Comment on: Nature and Dimensions of the Systemic Hyper-Inflammation and its Attenuation by Convalescent Plasma in Severe COVID-19

TO THE EDITOR—We read with great interest the article by Bandopadhyay et al [1], in which the effects of convalescent plasma (CP) on the inflammatory response in coronavirus disease 2019 (COVID-19) were evaluated. The authors reported that transfusion of CP was associated with a reduction of interleukin (IL) 6, interferon (IFN)–induced protein 10, and macrophage colony-stimulating factor. In addition, they showed that, compared with standard therapy, CP was associated with a rapid but transient improvement in the ratio of the partial pressure of arterial oxygen to the fraction of inspired oxygen. Although these results are of interest, we would like to emphasize some points.

We recently conducted an immunological study evaluating the effects of CP on cytokines and lymphocyte populations in 28-day follow-up [2]. We found that CP induces an early but transient effect on the antibody (ie, at 4 days after transfusion) and cytokine (at 4–7 days) profile of patients with severe disease, attenuates the exhausted phenotype, and increases memory T and B lymphocytes at day 28 after transfusion, together with a reduction in IL-6/IFN-γ and IL-6/IL-10 ratios (at 14–28 days). These results differ from those of Bandopadhyay et al [1], who observed an early decrease in inflammatory cytokines (IL-6, IFN- induced protein 10, and macrophage colony-stimulating factor) 3–4 days after transfusion. From 4 to 7 days after transfusion, we observed an increase in IFN-γ, granulocyte-macrophage colony-stimulating factor, IL-8, tumor necrosis factor α, and IL-17A but a late reduction in IL-6/IFN-γ and IL-6/IL-10 ratios, indicating that CP effects may take longer but modify parameters that have been previously associated with COVID-19 mortality rates and severity [3].

Bandopadhyay et al [1] state that the anti-inflammatory role of CP is independent of the content of neutralizing antibodies and that other components of CP could induce relevant biological effects. In our study, we did not observe differences between donors (ie, low immunoglobulin [Ig] G and IgA antibody titers) and “superdonors” (ie, those with high IgG and IgA antibody titers) in terms of cytokines, autoantibodies, and metabolomic profile [2]. In fact, total IgG and IgA antibodies against S1 severe acute respiratory syndrome coronavirus 2 are key factors for the selection of CP. We found that these antibodies were highly correlated with neutralizing antibodies. The use of CP with high titers modified the immune response of patients with COVID-19.

Results from Bandopadhyay et al [1] may differ from ours since they conducted paired tests for each group and did not evaluate intergroup differences.

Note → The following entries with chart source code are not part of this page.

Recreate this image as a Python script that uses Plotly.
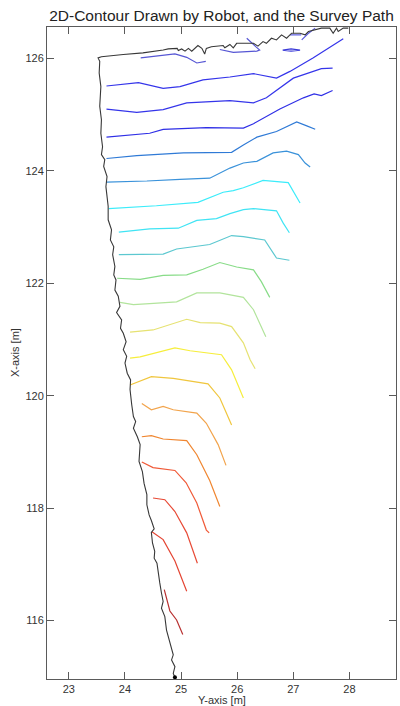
import plotly.graph_objects as go

# ---------------- data (metres) ----------------
# horizontal value = "Y-axis [m]", vertical value = "X-axis [m]"
path_h = [27.98, 27.89, 27.80, 27.77, 27.71, 27.65, 27.50, 27.39, 27.27, 27.21, 27.12, 26.97,
          26.88, 26.79, 26.70, 26.61, 26.52, 26.46, 26.37, 26.29, 26.17, 25.99, 25.93, 25.87,
          25.78, 25.75, 25.54, 25.45, 25.42, 25.37, 25.30, 25.25, 25.19, 25.13, 25.07, 25.01,
          24.95, 24.93, 24.77, 24.68, 24.32, 23.97, 23.58, 23.52,
          23.55, 23.54, 23.57, 23.55, 23.58, 23.57, 23.60, 23.58, 23.64, 23.62, 23.68, 23.66,
          23.68, 23.70, 23.70, 23.76, 23.74, 23.80, 23.78, 23.82, 23.80, 23.84, 23.82, 23.88,
          23.91, 23.85, 23.94, 23.92, 23.97, 24.02, 23.97, 24.03, 24.00, 24.04, 24.10, 24.09,
          24.12, 24.15, 24.19, 24.15, 24.22, 24.27, 24.25, 24.31, 24.34, 24.39, 24.39, 24.43,
          24.47, 24.52, 24.47, 24.49, 24.53, 24.52, 24.57, 24.59, 24.62, 24.65, 24.68, 24.65,
          24.71, 24.74, 24.77, 24.80, 24.86, 24.83, 24.89, 24.86, 24.89]
path_v = [126.54, 126.54, 126.48, 126.54, 126.45, 126.54, 126.54, 126.51, 126.48, 126.42, 126.45, 126.45,
          126.36, 126.42, 126.33, 126.36, 126.27, 126.30, 126.22, 126.27, 126.27, 126.27, 126.19, 126.25,
          126.19, 126.23, 126.21, 126.18, 126.08, 126.18, 126.23, 126.19, 126.13, 126.18, 126.13, 126.17,
          126.14, 126.18, 126.17, 126.15, 126.10, 126.07, 126.03, 126.01,
          125.95, 125.74, 125.50, 125.15, 124.91, 124.67, 124.43, 124.29, 124.20, 124.08, 123.90, 123.72,
          123.49, 123.37, 123.13, 122.95, 122.77, 122.65, 122.51, 122.30, 122.15, 122.06, 121.88, 121.77,
          121.59, 121.48, 121.35, 121.20, 121.11, 120.96, 120.82, 120.70, 120.58, 120.40, 120.28, 120.11,
          119.84, 119.63, 119.54, 119.42, 119.27, 119.13, 118.83, 118.65, 118.44, 118.24, 118.06, 117.88,
          117.78, 117.63, 117.57, 117.38, 117.23, 117.11, 117.02, 116.84, 116.67, 116.49, 116.34, 116.22,
          116.07, 115.83, 115.72, 115.57, 115.39, 115.30, 115.18, 115.06, 114.99]

# contour polylines, top (blue) to bottom (red)
contour_h = [
    [24.28, 24.89, 25.10, 25.28, 25.44],
    [25.69, 25.93, 26.35, 26.40, 26.33, 26.17],
    [26.81, 26.96, 27.12, 26.96, 26.81],
    [26.94, 27.14],
    [27.15, 27.26, 27.39],
    [23.67, 24.24, 24.68, 24.98, 25.39, 25.87, 26.29, 26.70, 26.94, 27.35, 27.89],
    [23.67, 24.21, 24.68, 25.10, 25.87, 26.29, 26.52, 27.00, 27.50, 27.70],
    [23.67, 24.21, 24.44, 24.68, 25.45, 26.11, 26.29, 26.76, 27.18, 27.37, 27.50, 27.70],
    [23.67, 24.21, 25.04, 25.90, 26.11, 26.35, 26.70, 27.06, 27.24, 27.39],
    [23.67, 24.39, 24.98, 25.51, 25.87, 26.11, 26.35, 26.64, 26.88, 27.09, 27.21, 27.30],
    [23.71, 24.56, 25.30, 25.75, 25.93, 26.11, 26.46, 26.73, 26.91, 27.12],
    [23.89, 24.44, 24.95, 25.28, 25.63, 25.87, 26.11, 26.29, 26.70, 26.82, 26.93],
    [23.89, 24.68, 24.92, 25.16, 25.51, 25.90, 26.11, 26.49, 26.70, 26.93],
    [23.86, 24.27, 24.68, 25.10, 25.39, 25.69, 25.99, 26.29, 26.43, 26.58],
    [23.91, 24.15, 24.44, 24.92, 25.28, 25.69, 26.11, 26.29, 26.40, 26.51],
    [24.09, 24.50, 25.10, 25.34, 25.69, 25.90, 26.11, 26.23, 26.32],
    [24.09, 24.27, 24.89, 25.16, 25.72, 25.90, 26.11],
    [24.09, 24.47, 24.86, 25.48, 25.69, 25.90],
    [24.30, 24.47, 24.68, 24.86, 25.28, 25.45, 25.66, 25.80],
    [24.30, 24.47, 24.68, 25.10, 25.28, 25.51, 25.69],
    [24.30, 24.50, 24.89, 25.09, 25.28, 25.45, 25.50],
    [24.50, 24.71, 24.89, 25.10, 25.29],
    [24.48, 24.68, 24.89, 25.10],
    [24.70, 24.80, 24.92, 25.03],
]
contour_v = [
    [126.01, 126.08, 126.02, 125.92, 125.95],
    [126.16, 126.11, 126.13, 126.15, 126.21, 126.36],
    [126.15, 126.17, 126.15, 126.13, 126.15],
    [126.42, 126.42],
    [126.33, 126.44, 126.54],
    [125.51, 125.57, 125.47, 125.50, 125.62, 125.67, 125.73, 125.65, 125.77, 126.01, 126.35],
    [125.10, 125.04, 125.09, 125.21, 125.25, 125.21, 125.30, 125.65, 125.82, 125.83],
    [124.60, 124.64, 124.67, 124.74, 124.77, 124.76, 124.84, 125.10, 125.30, 125.37, 125.34, 125.43],
    [124.22, 124.27, 124.32, 124.33, 124.46, 124.60, 124.70, 124.87, 124.80, 124.74],
    [123.80, 123.82, 123.85, 123.87, 124.05, 124.14, 124.17, 124.32, 124.35, 124.29, 124.14, 124.07],
    [123.33, 123.38, 123.44, 123.62, 123.65, 123.70, 123.83, 123.81, 123.79, 123.43],
    [122.91, 122.97, 122.98, 123.12, 123.15, 123.24, 123.31, 123.33, 123.29, 123.07, 122.90],
    [122.51, 122.52, 122.61, 122.64, 122.69, 122.85, 122.83, 122.77, 122.45, 122.41],
    [122.09, 122.07, 122.14, 122.15, 122.25, 122.37, 122.29, 122.24, 122.03, 121.75],
    [121.66, 121.62, 121.64, 121.67, 121.83, 121.83, 121.75, 121.53, 121.29, 121.05],
    [121.13, 121.17, 121.36, 121.30, 121.29, 121.23, 120.94, 120.64, 120.48],
    [120.67, 120.69, 120.85, 120.80, 120.73, 120.46, 119.96],
    [120.19, 120.34, 120.31, 120.21, 119.96, 119.48],
    [119.86, 119.75, 119.81, 119.75, 119.69, 119.51, 119.13, 118.76],
    [119.27, 119.29, 119.23, 119.20, 118.95, 118.49, 118.03],
    [118.82, 118.72, 118.67, 118.45, 118.09, 117.61, 117.56],
    [118.18, 118.15, 117.94, 117.56, 117.02],
    [117.58, 117.44, 117.06, 116.52],
    [116.55, 116.17, 116.01, 115.75],
]

x_ticks = [23, 24, 25, 26, 27, 28]
y_ticks = [116, 118, 120, 122, 124, 126]

# ---------------- styles ----------------
contour_colors = [
    "#5656d4", "#5656d4", "#3a3ad8", "#5a5ae0", "#5a5ae0",
    "#3434ea", "#3535ea", "#2f2fe6",
    "#2f7ad6", "#3a92da",
    "#3cecfa", "#40e4f4", "#5cc8d0",
    "#88dc88", "#b2e49c",
    "#e6e272", "#f6ee3c", "#f0c63e",
    "#f2a44c", "#f08630", "#f05a38",
    "#e84a36", "#e44432", "#b83030",
]

FONT = "Liberation Sans, Arial, sans-serif"

fig = go.Figure()
for h, v, c in zip(contour_h, contour_v, contour_colors):
    fig.add_trace(go.Scatter(x=h, y=v, mode="lines", line=dict(color=c, width=1.2),
                             hoverinfo="skip", showlegend=False))

fig.add_trace(go.Scatter(x=path_h, y=path_v, mode="lines",
                         line=dict(color="#383838", width=1.1),
                         hoverinfo="skip", showlegend=False))
fig.add_trace(go.Scatter(x=[path_h[-1]], y=[path_v[-1]], mode="markers",
                         marker=dict(color="#000000", size=4),
                         hoverinfo="skip", showlegend=False))

axis_common = dict(
    showgrid=False, zeroline=False, showline=True, mirror="ticks",
    linecolor="#5a5a5a", linewidth=1, ticks="inside", ticklen=7,
    tickcolor="#5a5a5a", tickwidth=1,
    tickfont=dict(family=FONT, size=11, color="#333333"),
    automargin=False,
)

fig.update_layout(
    width=400, height=706,
    margin=dict(l=47, r=4, t=27, b=27),
    paper_bgcolor="white", plot_bgcolor="white",
    title=dict(text="2D-Contour Drawn by Robot, and the Survey Path",
               x=0.5, xref="paper", y=1 - 15.5 / 706, yref="container",
               xanchor="center", yanchor="middle",
               font=dict(family=FONT, size=15.5, color="#222222")),
    xaxis=dict(range=[22.61, 28.83], tickvals=x_ticks, ticktext=[str(t) for t in x_ticks],
               **axis_common),
    yaxis=dict(range=[114.96, 126.56], tickvals=y_ticks, ticktext=[str(t) for t in y_ticks],
               **axis_common),
    annotations=[
        dict(text="Y-axis [m]", x=0.5, xref="paper", y=-(699.5 - 679) / 652, yref="paper",
             xanchor="center", yanchor="middle", showarrow=False,
             font=dict(family=FONT, size=11, color="#333333")),
        dict(text="X-axis [m]", x=(15 - 47) / 349, xref="paper", y=0.5, yref="paper",
             xanchor="center", yanchor="middle", showarrow=False, textangle=-90,
             font=dict(family=FONT, size=11, color="#333333")),
    ],
)

fig.write_html("out.html")
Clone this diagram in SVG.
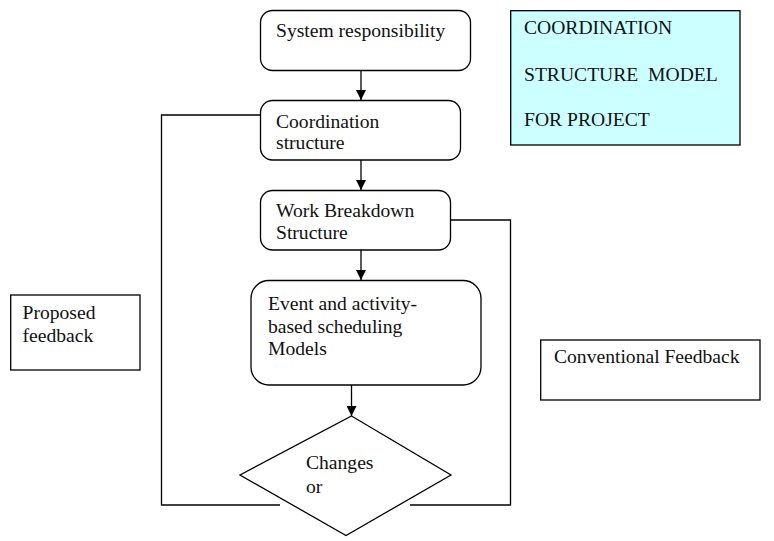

It would be of interest to know whether the reduction in cytokines in the plasma receptor group differed significantly from the reduction in those receiving standard therapy, and whether the effect persists for >4 days. The authors randomized patients with mild or severe disease to both therapy groups. However, randomization of patients with similar clinical characteristics (ie, confirmed viral pneumonia or severity according to validated classification criteria) may have allowed a better evaluation of the immune response. In addition, it is unknown whether patients received transfusions in early stages of the disease or in the first days of hospitalization. This has critical implications in the evaluation of cytokine kinetics.

The evaluation of lymphocyte populations may offer better information about the real therapeutic implications of CP. As our study showed, CP ameliorates activated T-cell and B-cell phenotypes, with an increase in memory cell subsets. All of these data suggest that early administration of CP influences the immune response, even after the resolution of the acute phase of the disease. However, it is unknown whether these phenomena persist 28 days after transfusion.